DATA:
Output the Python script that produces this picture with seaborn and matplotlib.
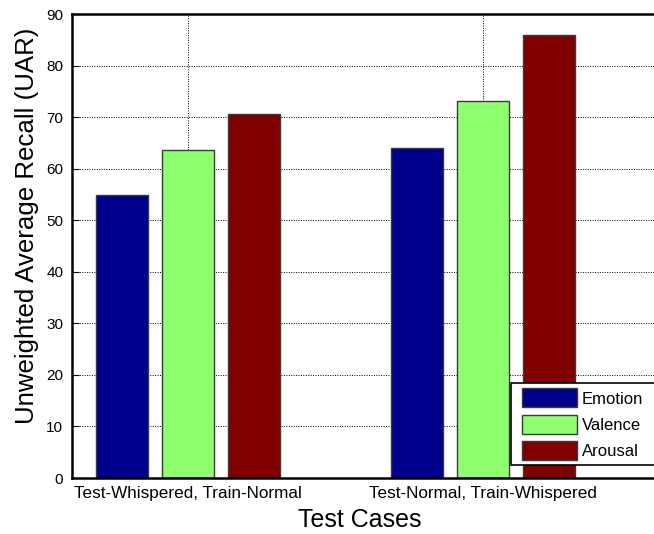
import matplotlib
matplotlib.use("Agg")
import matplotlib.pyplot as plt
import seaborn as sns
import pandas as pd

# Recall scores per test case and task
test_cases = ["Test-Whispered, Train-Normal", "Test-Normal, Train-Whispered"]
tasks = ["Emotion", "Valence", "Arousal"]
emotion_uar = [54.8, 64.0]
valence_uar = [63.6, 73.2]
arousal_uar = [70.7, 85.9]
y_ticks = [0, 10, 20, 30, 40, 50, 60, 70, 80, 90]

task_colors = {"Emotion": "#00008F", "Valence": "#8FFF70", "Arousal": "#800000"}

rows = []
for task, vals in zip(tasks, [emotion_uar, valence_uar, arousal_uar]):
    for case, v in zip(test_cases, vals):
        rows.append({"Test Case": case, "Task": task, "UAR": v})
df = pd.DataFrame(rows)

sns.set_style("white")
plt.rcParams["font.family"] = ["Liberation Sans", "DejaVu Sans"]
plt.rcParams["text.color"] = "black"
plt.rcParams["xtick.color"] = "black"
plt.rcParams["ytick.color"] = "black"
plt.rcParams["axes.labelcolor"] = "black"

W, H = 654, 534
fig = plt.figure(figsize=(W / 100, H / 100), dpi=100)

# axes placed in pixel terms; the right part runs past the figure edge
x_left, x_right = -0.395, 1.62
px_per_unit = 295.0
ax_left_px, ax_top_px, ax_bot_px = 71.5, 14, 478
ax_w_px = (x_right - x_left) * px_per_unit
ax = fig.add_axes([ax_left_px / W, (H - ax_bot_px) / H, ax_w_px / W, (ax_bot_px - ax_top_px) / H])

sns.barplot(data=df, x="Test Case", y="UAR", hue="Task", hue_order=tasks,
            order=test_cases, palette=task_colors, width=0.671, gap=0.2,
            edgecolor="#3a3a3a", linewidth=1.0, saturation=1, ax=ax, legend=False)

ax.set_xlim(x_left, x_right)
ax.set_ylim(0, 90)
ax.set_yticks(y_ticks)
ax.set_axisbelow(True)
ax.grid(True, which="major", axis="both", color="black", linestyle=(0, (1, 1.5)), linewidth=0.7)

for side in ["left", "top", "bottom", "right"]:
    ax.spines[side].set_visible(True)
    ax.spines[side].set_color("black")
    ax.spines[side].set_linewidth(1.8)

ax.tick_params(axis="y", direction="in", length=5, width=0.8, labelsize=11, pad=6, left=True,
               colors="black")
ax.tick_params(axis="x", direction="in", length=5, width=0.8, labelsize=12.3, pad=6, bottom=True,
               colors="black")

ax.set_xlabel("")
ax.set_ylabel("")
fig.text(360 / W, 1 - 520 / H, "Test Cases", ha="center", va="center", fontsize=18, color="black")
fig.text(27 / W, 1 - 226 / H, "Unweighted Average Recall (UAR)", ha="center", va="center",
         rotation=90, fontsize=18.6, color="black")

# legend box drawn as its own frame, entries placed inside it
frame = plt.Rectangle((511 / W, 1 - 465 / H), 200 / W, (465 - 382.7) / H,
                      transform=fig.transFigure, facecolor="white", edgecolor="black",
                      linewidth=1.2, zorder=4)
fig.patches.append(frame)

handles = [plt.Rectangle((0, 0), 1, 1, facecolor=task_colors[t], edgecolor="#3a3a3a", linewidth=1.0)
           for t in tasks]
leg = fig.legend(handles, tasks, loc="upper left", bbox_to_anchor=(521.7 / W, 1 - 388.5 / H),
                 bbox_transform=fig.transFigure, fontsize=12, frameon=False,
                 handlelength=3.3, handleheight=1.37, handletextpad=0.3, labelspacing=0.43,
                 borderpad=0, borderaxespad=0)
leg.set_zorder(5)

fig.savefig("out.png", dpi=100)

YOUR OBJECTIVE:
Leaving out the pictures, repeat the data above exactly.

SOLUTION TO THE EXERCISE:
Output the Python script that produces this picture with seaborn and matplotlib.
import matplotlib
matplotlib.use("Agg")
import matplotlib.pyplot as plt
import seaborn as sns
import pandas as pd

# Recall scores per test case and task
test_cases = ["Test-Whispered, Train-Normal", "Test-Normal, Train-Whispered"]
tasks = ["Emotion", "Valence", "Arousal"]
emotion_uar = [54.8, 64.0]
valence_uar = [63.6, 73.2]
arousal_uar = [70.7, 85.9]
y_ticks = [0, 10, 20, 30, 40, 50, 60, 70, 80, 90]

task_colors = {"Emotion": "#00008F", "Valence": "#8FFF70", "Arousal": "#800000"}

rows = []
for task, vals in zip(tasks, [emotion_uar, valence_uar, arousal_uar]):
    for case, v in zip(test_cases, vals):
        rows.append({"Test Case": case, "Task": task, "UAR": v})
df = pd.DataFrame(rows)

sns.set_style("white")
plt.rcParams["font.family"] = ["Liberation Sans", "DejaVu Sans"]
plt.rcParams["text.color"] = "black"
plt.rcParams["xtick.color"] = "black"
plt.rcParams["ytick.color"] = "black"
plt.rcParams["axes.labelcolor"] = "black"

W, H = 654, 534
fig = plt.figure(figsize=(W / 100, H / 100), dpi=100)

# axes placed in pixel terms; the right part runs past the figure edge
x_left, x_right = -0.395, 1.62
px_per_unit = 295.0
ax_left_px, ax_top_px, ax_bot_px = 71.5, 14, 478
ax_w_px = (x_right - x_left) * px_per_unit
ax = fig.add_axes([ax_left_px / W, (H - ax_bot_px) / H, ax_w_px / W, (ax_bot_px - ax_top_px) / H])

sns.barplot(data=df, x="Test Case", y="UAR", hue="Task", hue_order=tasks,
            order=test_cases, palette=task_colors, width=0.671, gap=0.2,
            edgecolor="#3a3a3a", linewidth=1.0, saturation=1, ax=ax, legend=False)

ax.set_xlim(x_left, x_right)
ax.set_ylim(0, 90)
ax.set_yticks(y_ticks)
ax.set_axisbelow(True)
ax.grid(True, which="major", axis="both", color="black", linestyle=(0, (1, 1.5)), linewidth=0.7)

for side in ["left", "top", "bottom", "right"]:
    ax.spines[side].set_visible(True)
    ax.spines[side].set_color("black")
    ax.spines[side].set_linewidth(1.8)

ax.tick_params(axis="y", direction="in", length=5, width=0.8, labelsize=11, pad=6, left=True,
               colors="black")
ax.tick_params(axis="x", direction="in", length=5, width=0.8, labelsize=12.3, pad=6, bottom=True,
               colors="black")

ax.set_xlabel("")
ax.set_ylabel("")
fig.text(360 / W, 1 - 520 / H, "Test Cases", ha="center", va="center", fontsize=18, color="black")
fig.text(27 / W, 1 - 226 / H, "Unweighted Average Recall (UAR)", ha="center", va="center",
         rotation=90, fontsize=18.6, color="black")

# legend box drawn as its own frame, entries placed inside it
frame = plt.Rectangle((511 / W, 1 - 465 / H), 200 / W, (465 - 382.7) / H,
                      transform=fig.transFigure, facecolor="white", edgecolor="black",
                      linewidth=1.2, zorder=4)
fig.patches.append(frame)

handles = [plt.Rectangle((0, 0), 1, 1, facecolor=task_colors[t], edgecolor="#3a3a3a", linewidth=1.0)
           for t in tasks]
leg = fig.legend(handles, tasks, loc="upper left", bbox_to_anchor=(521.7 / W, 1 - 388.5 / H),
                 bbox_transform=fig.transFigure, fontsize=12, frameon=False,
                 handlelength=3.3, handleheight=1.37, handletextpad=0.3, labelspacing=0.43,
                 borderpad=0, borderaxespad=0)
leg.set_zorder(5)

fig.savefig("out.png", dpi=100)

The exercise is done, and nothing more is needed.